John Kerry, on his first trip to the Balkans as U.S. secretary of state, visits Kosovo on Wednesday to underscore Western concern over the slow pace of progress 16 years after a U.S.-led air war set it on the road to independence.
Kosovo faces a deepening political crisis over relations with former master Serbia, against a backdrop of widespread frustration over a lack of progress on democracy, corruption and Western integration.
The country of 1.8 million people, the majority ethnic Albanians, broke away from Serbia in 1999 when the United States led an 11-week NATO bombing campaign to halt the killing and expulsion of ethnic Albanian civilians by Serbian security forces fighting a two-year counter-insurgency war.
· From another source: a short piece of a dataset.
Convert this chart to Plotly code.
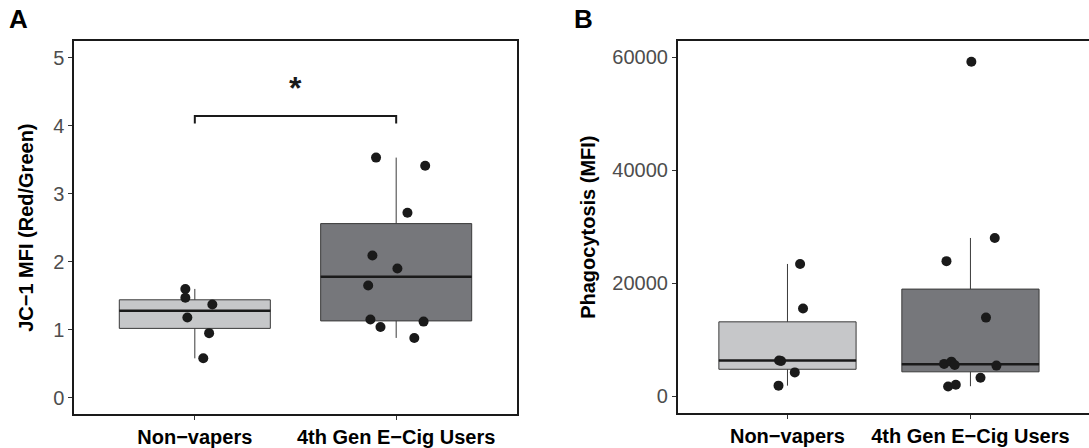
import plotly.graph_objects as go

# ---- data -------------------------------------------------------------
groups = ["Non\u2212vapers", "4th Gen E\u2212Cig Users"]

# Panel A: JC-1 MFI (Red/Green)
jc1_nonvapers = [1.60, 1.47, 1.37, 1.18, 0.95, 0.58]
jc1_ecig = [3.53, 3.41, 2.72, 2.09, 1.90, 1.65, 1.15, 1.04, 1.12, 0.88]
jc1_box_nonvapers = dict(lower=0.58, q1=1.02, median=1.28, q3=1.44, upper=1.60)
jc1_box_ecig = dict(lower=0.88, q1=1.13, median=1.78, q3=2.56, upper=3.53)

# Panel B: Phagocytosis (MFI)
phago_nonvapers = [23400, 15500, 6300, 6200, 4200, 1850]
phago_ecig = [59200, 28000, 23900, 13900, 5700, 6100, 5500, 5400, 3250, 1700, 2000]
phago_box_nonvapers = dict(lower=1850, q1=4750, median=6300, q3=13150, upper=23400)
phago_box_ecig = dict(lower=1750, q1=4300, median=5650, q3=18950, upper=28000)

# horizontal jitter of the dots (category units)
jit_a_nv = [-0.047, -0.047, 0.087, -0.037, 0.071, 0.042]
jit_a_ec = [-0.10, 0.144, 0.056, -0.118, 0.006, -0.139, -0.128, -0.078, 0.136, 0.09]
jit_b_nv = [0.069, 0.085, -0.046, -0.035, 0.040, -0.049]
jit_b_ec = [0.005, 0.133, -0.131, 0.085, -0.144, -0.104, -0.086, 0.142, 0.055, -0.122, -0.080]

FONT = "Liberation Sans, Arial, Helvetica, sans-serif"
FILLS = ["#c6c7c9", "#76777b"]
EDGE = "#3a3a3a"
DOT = "#1a1a1a"

fig = go.Figure()


def add_panel(xa, ya, boxes, values, jitters):
    for i, (b, vals, jit) in enumerate(zip(boxes, values, jitters)):
        pos = i + 1
        fig.add_trace(go.Box(
            x=[pos], q1=[b["q1"]], median=[b["median"]], q3=[b["q3"]],
            lowerfence=[b["lower"]], upperfence=[b["upper"]],
            width=0.75, whiskerwidth=0, fillcolor=FILLS[i],
            line=dict(color=EDGE, width=1), boxpoints=False,
            xaxis=xa, yaxis=ya, showlegend=False, hoverinfo="skip",
        ))
        # thicker median bar
        fig.add_trace(go.Scatter(
            x=[pos - 0.375, pos + 0.375], y=[b["median"], b["median"]],
            mode="lines", line=dict(color="#1a1a1a", width=2.5),
            xaxis=xa, yaxis=ya, showlegend=False, hoverinfo="skip",
        ))
        fig.add_trace(go.Scatter(
            x=[pos + j for j in jit], y=vals, mode="markers",
            marker=dict(color=DOT, size=10, line=dict(width=0)),
            xaxis=xa, yaxis=ya, showlegend=False,
        ))


add_panel("x", "y", [jc1_box_nonvapers, jc1_box_ecig],
          [jc1_nonvapers, jc1_ecig], [jit_a_nv, jit_a_ec])
add_panel("x2", "y2", [phago_box_nonvapers, phago_box_ecig],
          [phago_nonvapers, phago_ecig], [jit_b_nv, jit_b_ec])

# significance bracket in panel A
fig.add_trace(go.Scatter(
    x=[1, 1, 2, 2], y=[4.03, 4.14, 4.14, 4.03], mode="lines",
    line=dict(color="#1a1a1a", width=2), xaxis="x", yaxis="y",
    showlegend=False, hoverinfo="skip",
))

tickfont = dict(family=FONT, size=20, color="#4d4d4d")
xtickfont = dict(family=FONT, size=20, color="#000000", weight="bold")

common_x = dict(
    tickmode="array", tickvals=[1, 2], ticktext=groups,
    showline=True, linecolor="#1a1a1a", linewidth=1.5,
    ticks="outside", ticklen=4, tickcolor="#333333", tickwidth=1,
    showgrid=False, zeroline=False, tickfont=xtickfont, fixedrange=True,
)
common_y = dict(
    showline=True, linecolor="#1a1a1a", linewidth=1.5,
    ticks="outside", ticklen=4, tickcolor="#333333", tickwidth=1,
    showgrid=False, zeroline=False, tickfont=tickfont, fixedrange=True,
)

fig.update_layout(
    width=1089, height=448,
    margin=dict(l=0, r=0, t=0, b=0),
    paper_bgcolor="white", plot_bgcolor="white",
    font=dict(family=FONT),
    xaxis=dict(common_x, domain=[74 / 1089, 517 / 1089], range=[0.4, 2.6],
               anchor="y", mirror=True),
    yaxis=dict(common_y, domain=[26 / 448, 406 / 448], range=[-0.245, 5.24],
               tickvals=[0, 1, 2, 3, 4, 5], anchor="x", mirror=True),
    xaxis2=dict(common_x, domain=[677.7 / 1089, 1.0], range=[0.4, 2.648],
                anchor="y2", mirror=True),
    yaxis2=dict(common_y, domain=[27 / 448, 406.3 / 448], range=[-3078, 62887],
                tickvals=[0, 20000, 40000, 60000], tickformat="d",
                anchor="x2", mirror=False),
    annotations=[
        dict(text="<b>A</b>", x=18 / 1089, y=1 - 19 / 448, xref="paper", yref="paper",
             xanchor="center", yanchor="middle",
             showarrow=False, font=dict(family=FONT, size=26, color="black")),
        dict(text="<b>B</b>", x=583 / 1089, y=1 - 19 / 448, xref="paper", yref="paper",
             xanchor="center", yanchor="middle",
             showarrow=False, font=dict(family=FONT, size=26, color="black")),
        dict(text="<b>JC\u22121 MFI (Red/Green)</b>", textangle=-90,
             x=26 / 1089, y=1 - 232 / 448, xref="paper", yref="paper",
             xanchor="center", yanchor="middle",
             showarrow=False, font=dict(family=FONT, size=20, color="black")),
        dict(text="<b>Phagocytosis (MFI)</b>", textangle=-90,
             x=588 / 1089, y=1 - 232 / 448, xref="paper", yref="paper",
             xanchor="center", yanchor="middle",
             showarrow=False, font=dict(family=FONT, size=20, color="black")),
        dict(text="<b>*</b>", x=1.5, y=4.55, xref="x", yref="y",
             xanchor="center", yanchor="middle",
             showarrow=False, font=dict(family=FONT, size=32, color="#1a1a1a")),
    ],
)

fig.write_html("out.html")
Kosovo declared independence in 2008.
The mainly Muslim but overwhelmingly secular country remains staunchly pro-American, but there are concerns in the West over the risk of radicalization among disaffected and jobless young Kosovars. At least 200 of them are believed to have joined Islamist militants in Syria and Iraq.
Kerry’s brief visit, a senior U.S. official told Reuters, aims “to show support for (the) process of democratic state building, strengthening rule of law, and the Kosovo-Serb normalization talks.”
Those talks mediated by the European Union aim to improve relations between Serbia and Kosovo. Serbia does not recognize its former southern province as sovereign, complicating its path to full international recognition.
Serbia’s big-power ally Russia and five of the EU’s 28 members also oppose full recognition for Kosovo.
For weeks, Kosovo has been rocked by riots and repeated scenes of opposition lawmakers releasing tear gas in parliament.
These protests, the most recent of which took place on Monday, are aimed against a proposed deal to grant ethnic Serbs in Kosovo greater local powers and allow them some funding from Belgrade. The opposition believes these steps could threaten Kosovo’s independence.
The official said Kerry would also raise the issue of Kosovars leaving to fight in Syria before he heads north to Belgrade for a gathering of the 57-nation Organization for Cooperation and Security in Europe (OSCE) almost certain to be dominated by the war in Syria and the threat of Islamic State.
Having flown close to one million miles in nearly three years as secretary of state, that Kerry is only now getting to the Balkans is seen in some ways as a sign of success in a region that just two decades ago was at war.
Analysts, however, say there is growing disenchantment across the region, notably in Kosovo. Many Kosovars are growing frustrated with the slow pace of progress towards European integration and the freedom of movement, jobs and prosperity they hope this will bring.
“You have this huge frustration growing in Kosovo as it becomes clear that the promises and hopes associated with independence are not being fulfilled,” said Gerald Knaus, chairman of the European Stability Initiative think tank.
Ardian Arifaj, an adviser to Kosovo Foreign Minister Hashim Thaci, said Kerry’s visit would provide a “push for domestic politics to continue our work” and showed “we are clearly on the right track.”
The United States continues to commend great support among Kosovars.
“If the Americans were not helping us in 1999, today I would be in a grave ... or in a foreign country,” said teacher Ymer Sylejmani, 64. “But sometimes they (make) mistakes because they are supporting some thieves here – our politicians.”